Sunday, March 11, 2007

Shopping


These outdoor residential markets are open all week and have noticeably fresher and nicer vegetables than the supermarkets at cheaper prices, but buying them is a bit more complicated. You need to be able to ask the price, which is usually per 斤(jīn) 、about one pound. 好多(hăoduō) is Sichuan hua (dialect) for 多少(duōshăo), or how much. The only other Sichuan hua I can now recognize is shao3 de2 for 知道(zhīdao, know).

China is supposed to be a paradise for shoppers – so much stuff, for so little money compared to whatever Western country you hail from. I am still learning to do it – I need to avoid shopping when I don’t have the energy to bargain and lapse into the 'accept the foreigner price’ mode. For clothes, the sizes are varying degrees of tiny, and you also need to be prepared for clothes that are not clean when you first buy them. You might also need to squeeze through a crowded multistory complex of booths until you find the one small thing you are looking for, and perhaps see a rat killed while you browse (happened the other day on Computer Street).

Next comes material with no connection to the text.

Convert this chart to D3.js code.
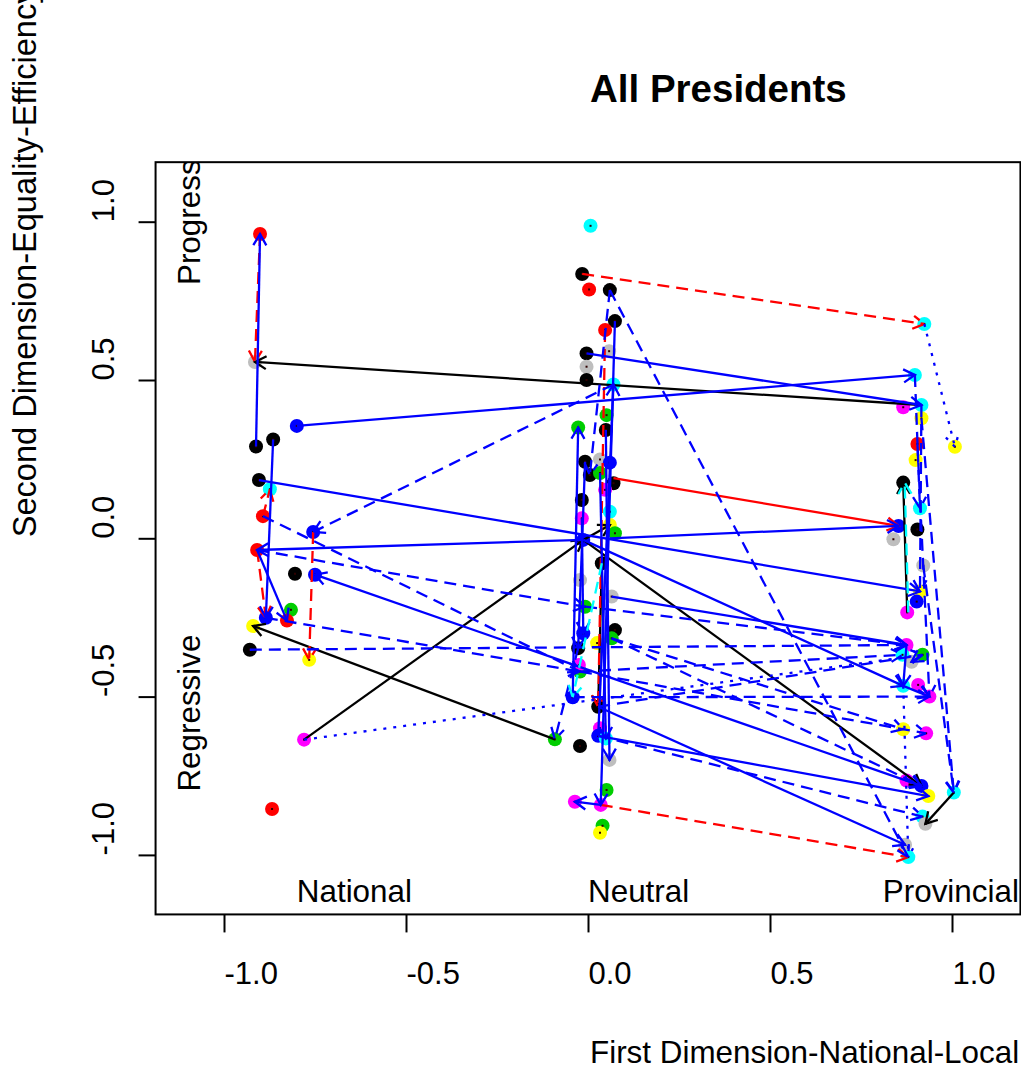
<!DOCTYPE html>
<html>
<head>
<meta charset="utf-8">
<script src="https://cdn.jsdelivr.net/npm/d3@7"></script>
<style>
  html, body { margin: 0; padding: 0; background: #fff; }
  svg { display: block; }
  text { font-family: "Liberation Sans", Arial, sans-serif; }
</style>
</head>
<body>
<svg id="chart" width="1021" height="1069"></svg>
<script>
// ---------- data ----------
const xTicks = [-1, -0.5, 0, 0.5, 1];
const xTickLabels = ["-1.0", "-0.5", "0.0", "0.5", "1.0"];
const yTicks = [-1, -0.5, 0, 0.5, 1];
const yTickLabels = ["-1.0", "-0.5", "0.0", "0.5", "1.0"];

const paletteNames = ["black", "red", "green", "blue", "cyan", "magenta", "yellow", "gray"];
const paletteHex = ["#000000", "#FF0000", "#00CD00", "#0000FF", "#00FFFF", "#FF00FF", "#FFFF00", "#BEBEBE"];

// points: x, y, colour
const pointX = [
  -0.901,-0.915,-0.800,-0.912,-0.865,-0.904,-0.874,-0.893,-0.755,-0.909,-0.805,-0.750,-0.816,-0.885,-0.827,-0.920,-0.929,-0.766,-0.780,-0.868,
  0.007,-0.016,0.003,0.060,0.074,0.047,-0.004,0.058,-0.004,-0.004,0.070,-0.027,0.051,0.049,-0.008,0.033,0.060,0.005,0.033,0.070,0.047,-0.017,-0.017,0.060,0.060,0.074,-0.013,0.038,-0.022,0.065,-0.008,0.074,0.065,-0.013,-0.027,-0.022,-0.025,-0.042,0.028,-0.091,-0.022,0.033,0.028,0.049,0.059,0.051,-0.036,0.035,0.040,0.033,0.025,
  0.924,0.898,0.916,0.866,0.916,1.008,0.905,0.900,0.866,0.912,0.853,0.905,0.839,0.921,0.912,0.903,0.877,0.875,0.864,0.919,0.889,0.866,0.907,0.938,0.866,0.929,0.875,0.916,0.935,1.005,0.919,0.927,0.871,0.880
];
const pointY = [
  0.961,0.557,0.355,0.290,0.312,0.184,0.155,0.070,0.020,-0.037,-0.112,-0.115,-0.226,-0.251,-0.260,-0.277,-0.352,-0.384,-0.636,-0.855,
  0.987,0.835,0.786,0.784,0.686,0.658,0.584,0.591,0.542,0.500,0.486,0.350,0.389,0.342,0.242,0.249,0.239,0.200,0.206,0.174,0.153,0.121,0.063,0.084,0.042,0.016,-0.005,-0.079,-0.132,-0.184,-0.216,-0.290,-0.316,-0.300,-0.347,-0.421,-0.400,-0.502,-0.532,-0.635,-0.656,-0.600,-0.624,-0.632,-0.700,-0.795,-0.832,-0.842,-0.908,-0.930,-0.331,
  0.677,0.516,0.421,0.414,0.379,0.289,0.298,0.247,0.176,0.095,0.039,0.028,-0.003,-0.086,-0.168,-0.200,-0.234,-0.337,-0.368,-0.368,-0.390,-0.466,-0.463,-0.500,-0.603,-0.616,-0.765,-0.782,-0.814,-0.803,-0.879,-0.902,-0.968,-1.007
];
const pointCol = [
  "red","gray","blue","black","black","black","cyan","red","blue","red","black","blue","green","blue","red","yellow","black","yellow","magenta","red",
  "cyan","black","red","black","black","red","black","gray","gray","black","cyan","green","green","black","black","gray","blue","black","green","black","magenta","black","magenta","cyan","yellow","green","blue","black","gray","gray","green","black","green","blue","black","green","magenta","blue","black","green","black","magenta","blue","cyan","gray","green","magenta","magenta","green","yellow","yellow",
  "cyan","cyan","cyan","magenta","yellow","yellow","red","yellow","black","cyan","blue","black","gray","gray","yellow","blue","magenta","magenta","cyan","green","gray","cyan","magenta","magenta","yellow","magenta","magenta","blue","yellow","cyan","cyan","gray","gray","cyan"
];

// arrows: from (x0,y0) to (x1,y1), colour, line type (1 solid, 2 dashed, 3 dotted)
const arrowX0 = [
  0.916,-0.780,-0.091,-0.013,1.005,0.877,-0.013,0.038,
  0.070,-0.016,0.035,-0.901,-0.893,-0.909,-0.755,0.047,
  -0.800,-0.004,-0.904,0.060,-0.013,0.916,-0.013,0.065,0.028,0.028,-0.912,-0.865,-0.909,0.074,0.028,-0.042,0.049,-0.008,-0.017,0.033,0.035,0.866,0.875,0.919,0.875,
  0.060,0.060,0.070,-0.893,-0.909,-0.885,-0.929,-0.780,-0.008,0.065,-0.022,0.028,-0.022,-0.042,0.065,0.028,-0.027,0.898,0.916,0.905,0.921,0.924,0.866,0.916,
  0.880,0.038
];
const arrowY0 = [
  0.421,-0.636,-0.635,-0.005,-0.803,-0.234,-0.005,-0.079,
  0.190,0.835,-0.842,0.961,0.070,-0.037,0.020,0.658,
  0.355,0.584,0.184,0.000,-0.005,-0.782,-0.005,-0.184,-0.624,-0.532,0.290,0.312,-0.037,0.686,-0.624,-0.502,0.342,0.242,0.063,0.206,-0.842,-0.466,-0.337,-0.368,-0.765,
  0.784,0.784,0.486,0.070,-0.037,-0.251,-0.352,-0.636,-0.216,-0.316,-0.421,-0.532,-0.421,-0.502,-0.316,-0.624,-0.347,0.516,0.379,0.298,-0.086,0.677,-0.466,0.421,
  -0.234,-0.079
];
const arrowX1 = [
  -0.915,-0.013,-0.920,0.916,0.927,0.866,0.060,0.028,
  0.853,0.924,0.880,-0.915,-0.874,-0.885,-0.766,0.028,
  0.898,0.916,0.912,0.853,-0.909,-0.750,0.866,0.875,0.935,0.871,-0.901,-0.885,-0.827,0.035,0.070,-0.027,0.059,-0.027,-0.013,0.049,-0.036,0.938,0.866,0.889,0.916,
  0.880,0.005,-0.755,-0.022,-0.008,-0.022,0.875,0.919,0.875,0.866,0.864,0.919,0.929,0.938,0.916,0.919,-0.091,0.912,1.005,0.938,1.005,1.008,0.880,0.912,
  0.870,-0.042
];
const arrowY1 = [
  0.557,-0.005,-0.277,-0.782,-0.902,0.176,0.042,-0.532,
  0.039,0.677,-1.007,0.557,0.155,-0.251,-0.384,-0.532,
  0.516,0.421,-0.168,0.039,-0.037,-0.115,-0.466,-0.337,-0.814,-0.968,0.961,-0.251,-0.260,-0.842,0.486,0.350,-0.700,-0.347,-0.300,-0.632,-0.832,-0.500,-0.466,-0.390,-0.782,
  -1.007,0.200,0.020,-0.421,-0.216,-0.421,-0.337,-0.368,-0.337,-0.603,-0.368,-0.368,-0.616,-0.500,-0.782,-0.879,-0.635,0.095,-0.803,-0.500,-0.803,0.289,-1.007,-0.168,
  0.176,-0.502
];
const arrowCol = [
  "black","black","black","black","black","black","black","black",
  "red","red","red","red","red","red","red","red",
  "blue","blue","blue","blue","blue","blue","blue","blue","blue","blue","blue","blue","blue","blue","blue","blue","blue","blue","blue","blue","blue","blue","blue","blue","blue",
  "blue","blue","blue","blue","blue","blue","blue","blue","blue","blue","blue","blue","blue","blue","blue","blue","blue","blue","blue","blue","blue","blue","blue","blue",
  "cyan","cyan"
];
const arrowLty = [
  1,1,1,1,1,1,1,1,
  1,2,2,2,2,2,2,2,
  1,1,1,1,1,1,1,1,1,1,1,1,1,1,1,1,1,1,1,1,1,1,1,1,1,
  2,2,2,2,2,2,2,3,2,2,2,2,2,2,2,2,2,2,2,2,2,3,3,2,
  2,2
];

const titleText = "All Presidents";
const xLabel = "First Dimension-National-Local";
const yLabel = "Second Dimension-Equality-Efficiency";
const annoText = ["National", "Neutral", "Provincial"];
const annoX = [-0.8, 0.0, 0.81];
const sideText = ["Progressive", "Regressive"];
const sideY = [0.8, -0.8];

// ---------- drawing ----------
const colorOf = d3.scaleOrdinal().domain(paletteNames).range(paletteHex);
const ltyDash = { 1: null, 2: "12,7", 3: "3,7" };

const svg = d3.select("#chart");
const xs = d3.scaleLinear().domain([-1, 1]).range([224, 952]);
const ys = d3.scaleLinear().domain([-1, 1]).range([854.9, 221.7]);
const lim = 1.188;
const pL = xs(-lim), pR = xs(lim), pT = ys(lim), pB = ys(-lim);

svg.append("defs").append("clipPath").attr("id", "plotclip")
  .append("rect").attr("x", pL).attr("y", pT)
  .attr("width", pR - pL).attr("height", pB - pT);

const plot = svg.append("g").attr("clip-path", "url(#plotclip)");

// points
const pts = d3.range(pointX.length).map(i => ({ x: pointX[i], y: pointY[i], c: pointCol[i] }));
plot.append("g").selectAll("circle").data(pts).join("circle")
  .attr("cx", d => xs(d.x)).attr("cy", d => ys(d.y)).attr("r", 7)
  .attr("fill", d => colorOf(d.c));
plot.append("g").selectAll("rect").data(pts).join("rect")
  .attr("x", d => xs(d.x) - 1).attr("y", d => ys(d.y) - 1)
  .attr("width", 2).attr("height", 2).attr("fill", "#300000");

// arrows
const arrows = d3.range(arrowX0.length).map(i => ({
  x0: arrowX0[i], y0: arrowY0[i], x1: arrowX1[i], y1: arrowY1[i], c: arrowCol[i], lty: arrowLty[i]
}));
const headLen = 13, headAng = Math.PI / 6;
const ag = plot.append("g").attr("fill", "none").attr("stroke-width", 2.3).attr("stroke-linecap", "butt");
arrows.forEach(a => {
  const px0 = xs(a.x0), py0 = ys(a.y0), px1 = xs(a.x1), py1 = ys(a.y1);
  const ang = Math.atan2(py1 - py0, px1 - px0);
  const g = ag.append("g").attr("stroke", colorOf(a.c)).attr("stroke-dasharray", ltyDash[a.lty]);
  g.append("line").attr("x1", px0).attr("y1", py0).attr("x2", px1).attr("y2", py1);
  const hp = d3.path();
  hp.moveTo(px1 - headLen * Math.cos(ang - headAng), py1 - headLen * Math.sin(ang - headAng));
  hp.lineTo(px1, py1);
  hp.lineTo(px1 - headLen * Math.cos(ang + headAng), py1 - headLen * Math.sin(ang + headAng));
  g.append("path").attr("d", hp.toString());
});

// in-plot annotations
plot.append("g").selectAll("text").data(annoText).join("text")
  .attr("x", (d, i) => xs(annoX[i])).attr("y", ys(-1.1) + 15)
  .attr("font-size", 31.4).attr("fill", "#000").text(d => d);
plot.append("g").selectAll("text").data(sideText).join("text")
  .attr("transform", (d, i) => `translate(${xs(-1.1) + 12},${ys(sideY[i])}) rotate(-90)`)
  .attr("font-size", 31.4).attr("fill", "#000").text(d => d);

// box
svg.append("rect").attr("x", pL).attr("y", pT)
  .attr("width", pR - pL).attr("height", pB - pT)
  .attr("fill", "none").attr("stroke", "#000").attr("stroke-width", 2);

// x axis
const xa = svg.append("g").attr("transform", `translate(0,${pB})`)
  .call(d3.axisBottom(xs).tickValues(xTicks).tickSize(18).tickFormat((d, i) => xTickLabels[i]));
xa.select(".domain").remove();
xa.selectAll(".tick line").attr("stroke", "#000").attr("stroke-width", 2);
xa.selectAll(".tick text").attr("y", 70).attr("dy", null).attr("x", 0)
  .attr("text-anchor", "start").attr("font-size", 31).attr("fill", "#000")
  .attr("font-family", '"Liberation Sans", Arial, sans-serif');

// y axis
const ya = svg.append("g").attr("transform", `translate(${pL},0)`)
  .call(d3.axisLeft(ys).tickValues(yTicks).tickSize(17).tickFormat((d, i) => yTickLabels[i]));
ya.select(".domain").remove();
ya.selectAll(".tick line").attr("stroke", "#000").attr("stroke-width", 2);
ya.selectAll(".tick text").attr("x", 0).attr("y", 0).attr("dy", null)
  .attr("transform", "translate(-42,0) rotate(-90)")
  .attr("text-anchor", "start").attr("font-size", 31).attr("fill", "#000")
  .attr("font-family", '"Liberation Sans", Arial, sans-serif');

// titles
svg.append("text").attr("x", xs(0) + 2).attr("y", 102)
  .attr("font-size", 38.5).attr("font-weight", "bold").attr("fill", "#000").text(titleText);
svg.append("text").attr("x", xs(0) + 2).attr("y", 1063)
  .attr("font-size", 31.4).attr("fill", "#000").text(xLabel);
svg.append("text").attr("transform", `translate(36,${ys(0) - 1}) rotate(-90)`)
  .attr("font-size", 32.6).attr("fill", "#000").text(yLabel);
</script>
</body>
</html>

Other than that, yep, lots of stuff for not much money compared to home.

I am in the middle of my second bad cold in two months and feel as grey as the weather, and am working now which makes being sick that much less convenient. My TESOL course said that six weeks is the average time to end up in the pit of culture shock before you start coming out of it. I hope it does not get much worse.